Their repartee was well-practised in a (pseudo?) Brummie accent. These ‘Nanas’ have a strong Facebook following, where their odd underwear and odder anatomical parts are on display. They cavort around the ski resorts for no obvious reason other than amusement.
As they prepared to set off on their short skis (the sort that need no ski poles; poles would clearly get in the way of the handbags), one of them handed something that looked like an old-fashioned gobstopper to Siân.
‘Have a sweet, dear.’
Ten minutes later, on an almost empty slope, a wild skier decided he needed Siân’s bit of piste, falling over and causing her to fall, too. Siân never falls. She hurt her hand, not seriously, but she is a pianist.
We headed for a drink at a local chalet and Siân put a sprout on the table. We looked at her and stared at it. What kind of fetish was this? It was the ‘sweet’ from one of the Nanas. Well-formed, a tight little bundle, it was a sweet sprout. It accompanied us for the rest of the day.

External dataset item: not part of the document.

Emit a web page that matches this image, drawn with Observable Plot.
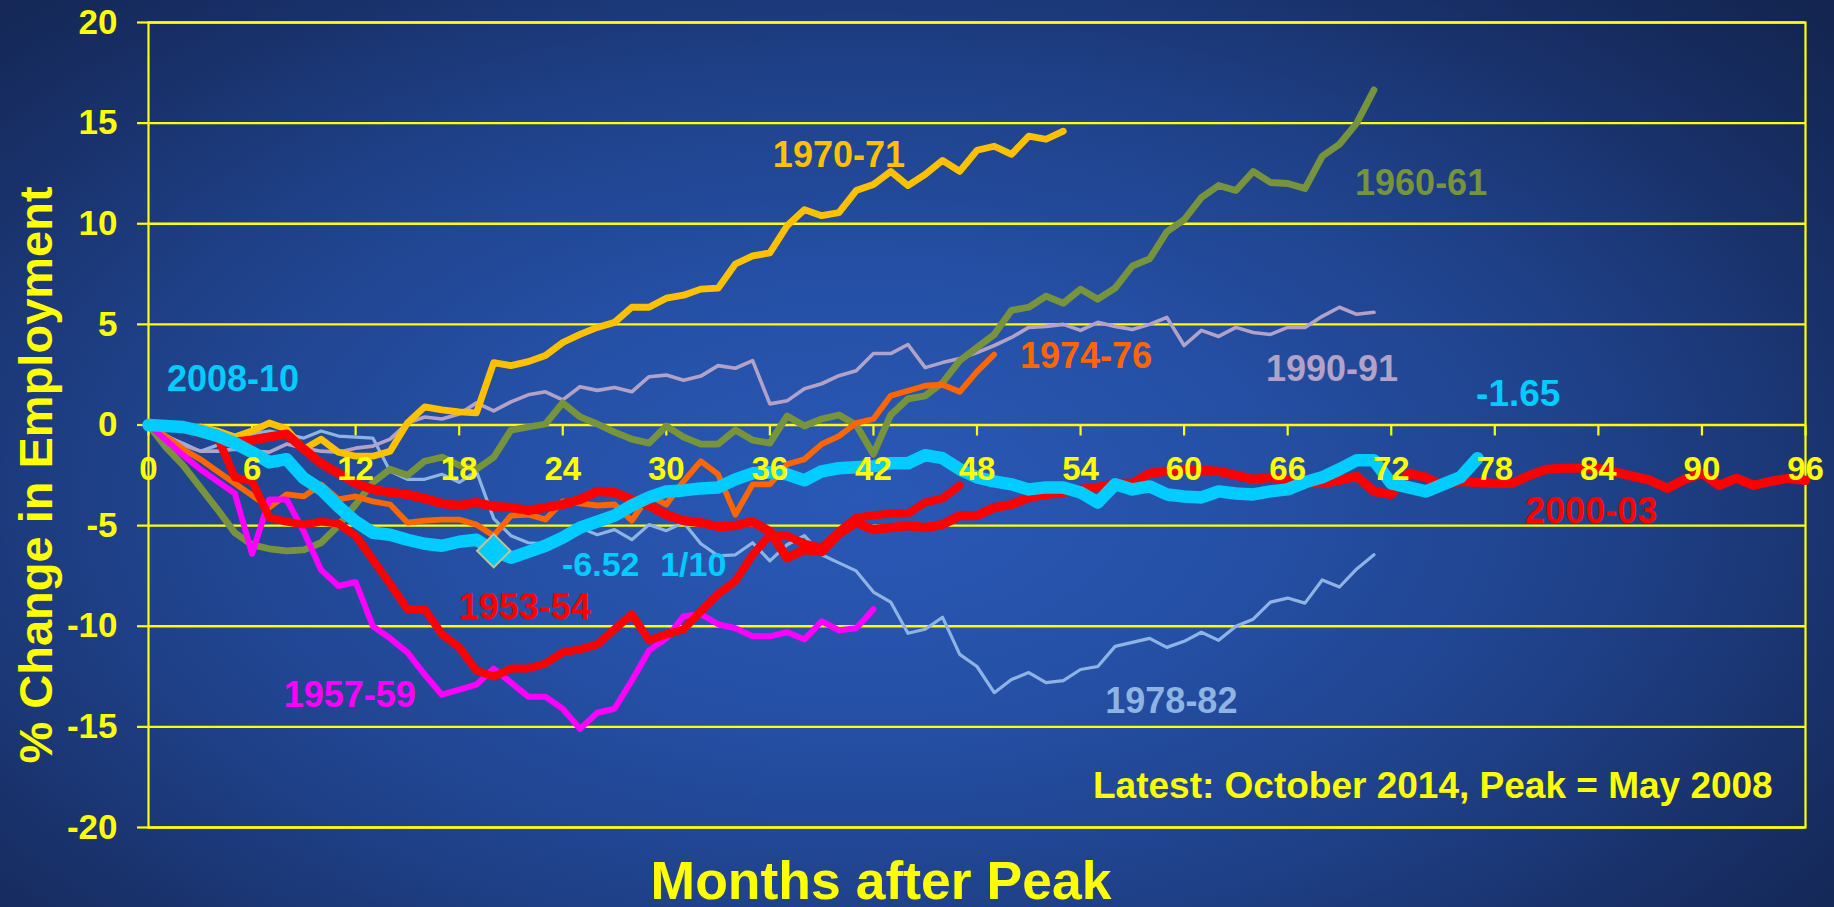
<!DOCTYPE html>
<html>
<head>
<meta charset="utf-8">
<script src="https://cdn.jsdelivr.net/npm/d3@7"></script>
<script src="https://cdn.jsdelivr.net/npm/@observablehq/plot@0.6"></script>
<style>
html, body { margin: 0; padding: 0; width: 1834px; height: 907px; overflow: hidden; }
body {
  background: radial-gradient(ellipse 70% 80% at 47% 55%, #2a58b6 0%, #2550a6 30%, #1f4189 58%, #182f66 82%, #132550 100%);
}
#chart svg { display: block; }
</style>
</head>
<body>
<div id="chart"></div>
<script>
// ---------------- data ----------------
const xTicks = [0, 6, 12, 18, 24, 30, 36, 42, 48, 54, 60, 66, 72, 78, 84, 90, 96];
const yTicks = [-20, -15, -10, -5, 0, 5, 10, 15, 20];

// % change in employment, one value per month after peak (index = month)
const v1953 = [0, -0.05, -0.1, -0.3, -0.6, -2.6, -2.8, -4.6, -4.8, -4.95, -4.8, -4.9, -5.5, -6.7, -7.9, -9.15, -9.15, -10.4, -11.05, -12.2, -12.5, -12.1, -12.1, -11.85, -11.3, -11.15, -10.9, -10.15, -9.4, -10.7, -10.4, -10.15, -9.25, -8.4, -7.75, -6.45, -5.45, -5.5, -5.9, -6.1, -5.3, -4.6, -4.5, -4.4, -4.4, -3.85, -3.65, -3.0];
const v1957 = [0, -0.75, -1.5, -2.2, -2.8, -3.4, -6.4, -3.7, -3.7, -5.3, -7.2, -8.0, -7.8, -10.0, -10.6, -11.3, -12.4, -13.4, -13.15, -12.9, -12.1, -12.8, -13.5, -13.5, -14.1, -15.1, -14.3, -14.1, -12.7, -11.2, -10.6, -9.5, -9.4, -9.9, -10.1, -10.5, -10.5, -10.3, -10.65, -9.75, -10.2, -10.1, -9.15];
const v1960 = [0, -1.1, -2.0, -3.1, -4.2, -5.35, -5.95, -6.15, -6.25, -6.2, -5.85, -5.0, -3.95, -2.85, -2.2, -2.5, -1.8, -1.6, -2.0, -2.2, -1.6, -0.25, -0.1, 0.05, 1.1, 0.4, 0.05, -0.35, -0.7, -0.9, -0.05, -0.6, -0.95, -0.95, -0.25, -0.75, -0.9, 0.45, -0.05, 0.3, 0.5, 0.0, -1.45, 0.5, 1.3, 1.45, 2.1, 3.2, 3.85, 4.5, 5.7, 5.85, 6.4, 6.05, 6.75, 6.25, 6.8, 7.9, 8.25, 9.6, 10.2, 11.3, 11.9, 11.65, 12.6, 12.05, 12.0, 11.75, 13.35, 13.95, 15.0, 16.65];
const v1970 = [0, -0.1, -0.2, -0.1, -0.3, -0.6, -0.3, 0.1, -0.2, -1.2, -0.7, -1.35, -1.55, -1.55, -1.3, 0.1, 0.9, 0.75, 0.65, 0.6, 3.1, 2.95, 3.15, 3.45, 4.1, 4.5, 4.85, 5.1, 5.85, 5.85, 6.3, 6.45, 6.75, 6.8, 8.0, 8.4, 8.55, 9.9, 10.7, 10.4, 10.55, 11.65, 11.95, 12.6, 11.9, 12.45, 13.15, 12.6, 13.65, 13.85, 13.45, 14.35, 14.2, 14.6];
const v1974 = [0, -0.55, -1.2, -1.7, -2.3, -2.9, -3.5, -4.1, -3.45, -3.55, -2.95, -3.7, -3.55, -3.8, -3.95, -4.85, -4.75, -4.7, -4.7, -4.95, -5.5, -4.5, -4.45, -4.7, -3.8, -3.9, -4.0, -3.95, -4.75, -3.5, -3.95, -2.8, -1.8, -2.45, -4.45, -2.95, -2.95, -1.95, -1.7, -0.95, -0.55, 0.1, 0.3, 1.45, 1.7, 1.95, 2.0, 1.65, 2.65, 3.5];
const v1978 = [0, -0.55, -0.9, -1.3, -1.0, -0.6, -0.45, -0.3, -0.45, -0.65, -0.3, -0.55, -0.6, -0.65, -2.3, -2.7, -2.7, -2.45, -2.85, -2.3, -4.65, -5.5, -5.85, -5.9, -5.55, -5.1, -5.45, -5.2, -5.7, -4.95, -5.25, -4.85, -5.9, -6.5, -6.45, -5.85, -6.75, -5.95, -5.5, -6.45, -6.85, -7.25, -8.3, -8.8, -10.35, -10.15, -9.55, -11.4, -12.0, -13.3, -12.65, -12.3, -12.8, -12.7, -12.15, -12.0, -11.0, -10.8, -10.6, -11.05, -10.75, -10.3, -10.7, -10.0, -9.65, -8.8, -8.6, -8.85, -7.7, -8.05, -7.15, -6.45];
const v1990 = [0, -0.5, -1.0, -1.3, -1.3, -1.2, -1.3, -1.35, -0.95, -1.15, -1.3, -1.35, -1.15, -1.05, -0.7, 0.1, 0.4, 0.3, 0.55, 1.1, 0.7, 1.15, 1.5, 1.65, 1.25, 1.9, 1.72, 1.86, 1.65, 2.4, 2.48, 2.22, 2.43, 2.95, 2.82, 3.2, 1.05, 1.2, 1.8, 2.05, 2.45, 2.7, 3.55, 3.55, 4.0, 2.85, 3.1, 3.3, 3.6, 3.95, 4.35, 4.85, 4.9, 5.0, 4.7, 5.1, 4.9, 4.75, 5.0, 5.35, 3.95, 4.7, 4.4, 4.85, 4.6, 4.5, 4.85, 4.85, 5.4, 5.85, 5.5, 5.6];
const v2000 = [0, -0.1, -0.15, -0.4, -0.6, -0.85, -0.75, -0.6, -0.45, -1.2, -1.9, -2.4, -2.9, -3.2, -3.35, -3.45, -3.65, -3.9, -4.0, -3.85, -4.05, -4.1, -4.25, -4.1, -3.95, -3.7, -3.3, -3.35, -3.7, -4.0, -4.45, -4.75, -4.85, -5.05, -5.0, -4.8, -5.3, -6.6, -6.2, -6.3, -5.4, -4.85, -5.2, -5.1, -5.0, -5.1, -4.95, -4.5, -4.5, -4.1, -3.95, -3.6, -3.45, -3.35, -3.2, -3.1, -2.9, -2.9, -2.4, -2.3, -2.2, -2.25, -2.3, -2.5, -2.7, -2.6, -2.75, -2.9, -2.9, -2.75, -2.55, -3.3, -3.45, -2.4, -2.6, -3.0, -2.8, -2.85, -2.9, -2.9, -2.5, -2.2, -2.15, -2.15, -2.15, -2.35, -2.55, -2.75, -3.15, -2.7, -2.4, -3.0, -2.65, -3.0, -2.8, -2.65, -2.75];
const v2008 = [0, -0.05, -0.1, -0.3, -0.55, -0.9, -1.35, -1.85, -1.7, -2.65, -3.2, -4.05, -4.8, -5.35, -5.45, -5.7, -5.9, -6.0, -5.8, -5.7, -6.25, -6.6, -6.3, -6.0, -5.6, -5.1, -4.8, -4.5, -4.0, -3.6, -3.3, -3.25, -3.15, -3.1, -2.7, -2.4, -2.35, -2.45, -2.75, -2.3, -2.15, -2.1, -2.05, -1.9, -1.9, -1.5, -1.65, -2.2, -2.6, -2.8, -2.95, -3.2, -3.1, -3.1, -3.35, -3.85, -2.95, -3.2, -3.05, -3.45, -3.55, -3.6, -3.3, -3.4, -3.45, -3.3, -3.2, -2.85, -2.6, -2.2, -1.75, -1.75, -2.9, -3.1, -3.3, -2.95, -2.6, -1.65];

const seriesNames = ["1978-82", "1990-91", "1970-71", "1960-61", "1974-76", "1957-59", "1953-54", "2000-03", "2008-10"];
const seriesValues = [v1978, v1990, v1970, v1960, v1974, v1957, v1953, v2000, v2008];

const troughMonth = 20;   // 1/10, marked with a diamond on the 2008-10 line

const labelTexts = ["2008-10", "1970-71", "1960-61", "1974-76", "1990-91", "-1.65", "-6.52", "1/10", "1953-54", "1957-59", "1978-82", "2000-03"];
const xTitle = "Months after Peak";
const yTitle = "% Change in Employment";
const note = "Latest: October 2014, Peak = May 2008";

// ---------------- styles / layout ----------------
const YELLOW = "#ffff00";
const CYAN = "#00ccff";
const seriesStyle = {
  "1953-54": {stroke: "#ff0000", width: 8},
  "1957-59": {stroke: "#ff00ff", width: 6},
  "1960-61": {stroke: "#77933c", width: 6.8},
  "1970-71": {stroke: "#ffc000", width: 6.8},
  "1974-76": {stroke: "#ff6600", width: 5.8},
  "1978-82": {stroke: "#8eb4e3", width: 3.2},
  "1990-91": {stroke: "#b3a2c7", width: 3.6},
  "2000-03": {stroke: "#ff0000", width: 9.2},
  "2008-10": {stroke: CYAN, width: 12.5}
};
// label anchors in data space (month, %), with colour and size
const labelLayout = {
  "2008-10": {m: 4.9, v: 2.26, fill: CYAN, size: 36},
  "1970-71": {m: 40.0, v: 13.41, fill: "#ffc000", size: 36},
  "1960-61": {m: 73.73, v: 12.0, fill: "#77933c", size: 36},
  "1974-76": {m: 54.32, v: 3.43, fill: "#ff6600", size: 36},
  "1990-91": {m: 68.57, v: 2.77, fill: "#b3a2c7", size: 36},
  "-1.65": {m: 79.36, v: 1.52, fill: CYAN, size: 37},
  "-6.52": {m: 26.2, v: -6.97, fill: CYAN, size: 34},
  "1/10": {m: 31.56, v: -6.97, fill: CYAN, size: 34},
  "1953-54": {m: 21.8, v: -9.07, fill: "#ff0000", size: 36},
  "1957-59": {m: 11.66, v: -13.43, fill: "#ff00ff", size: 36},
  "1978-82": {m: 59.26, v: -13.74, fill: "#8eb4e3", size: 36},
  "2000-03": {m: 83.58, v: -4.3, fill: "#ff0000", size: 36}
};

const W = 1834, H = 907;
const mL = 148, mR = 29, mT = 22, mB = 80;
const yPerPx = (yTicks[yTicks.length - 1] - yTicks[0]) / (H - mT - mB);
const FONT = "'Liberation Sans', Arial, Helvetica, sans-serif";

// ---------------- build ----------------
const table = seriesNames.flatMap((name, i) =>
  seriesValues[i].map((v, m) => ({series: name, month: m, value: v})));

const lineMarks = seriesNames.map(name =>
  Plot.line(table.filter(d => d.series === name), {
    x: "month", y: "value",
    stroke: seriesStyle[name].stroke,
    strokeWidth: seriesStyle[name].width,
    strokeLinejoin: "round", strokeLinecap: "round"
  }));

const labels = labelTexts.map(t => ({text: t, ...labelLayout[t]}));
const trough = [{month: troughMonth, value: v2008[troughMonth]}];

const chart = Plot.plot({
  width: W, height: H,
  marginLeft: mL, marginRight: mR, marginTop: mT, marginBottom: mB,
  style: {background: "transparent", fontFamily: FONT, color: YELLOW, overflow: "visible"},
  x: {domain: [0, 96], axis: null},
  y: {domain: [-20, 20], axis: null},
  marks: [
    Plot.ruleY(yTicks, {stroke: YELLOW, strokeWidth: 2.4}),
    Plot.frame({stroke: YELLOW, strokeWidth: 2.2}),
    Plot.axisY({ticks: yTicks, tickSize: 11, tickPadding: 20, tickFormat: d => String(d),
      fontSize: 35, fontWeight: "bold", stroke: YELLOW, fill: YELLOW, strokeWidth: 2.2, label: null}),
    Plot.ruleX(xTicks, {x: d => d, y1: 0, y2: -11 * yPerPx, stroke: YELLOW, strokeWidth: 2.2}),
    ...lineMarks,
    Plot.dot(trough, {x: "month", y: "value", symbol: "diamond2", r: 15,
      fill: CYAN, stroke: "#c9bf8e", strokeWidth: 2}),
    Plot.text(xTicks, {x: d => d, y: 0, dy: 44, text: d => String(d),
      fontSize: 33, fontWeight: "bold", fill: YELLOW}),
    Plot.text(labels, {x: "m", y: "v", text: "text", fill: "fill", fontSize: d => d.size, fontWeight: "bold"}),
    Plot.text([note], {x: 94.1, y: -17.93, text: d => d, textAnchor: "end",
      fontSize: 37, fontWeight: "bold", fill: YELLOW}),
    Plot.text([xTitle], {frameAnchor: "bottom", textAnchor: "middle", lineAnchor: "middle", dx: -96, dy: 54, text: d => d,
      fontSize: 53.5, fontWeight: "bold", fill: YELLOW}),
    Plot.text([yTitle], {frameAnchor: "left", textAnchor: "middle", lineAnchor: "middle", rotate: -90, dx: -112, dy: 50, text: d => d,
      fontSize: 47, fontWeight: "bold", fill: YELLOW})
  ]
});
document.getElementById("chart").appendChild(chart);
</script>
</body>
</html>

When Siân fell getting off a chair-lift, a bruising fall, we began to think something was up. Was this the curse of the sprout? We were worried about a third fall – not that we are superstitious – so stopped for a vin chaud to calm our nerves. The sprout sat on the table again, greenly giving us the evil eye.
That evening, we decided there needed to be a ceremonial discarding of the sprout. One day was enough. We hoped it took its curse with it. The following day, Peter, Siân’s husband, was hit by a snowboarder. The third event – or did he have sprout remains in his pocket? Who knows?
The moral is – don’t accept sweets from strange ladies!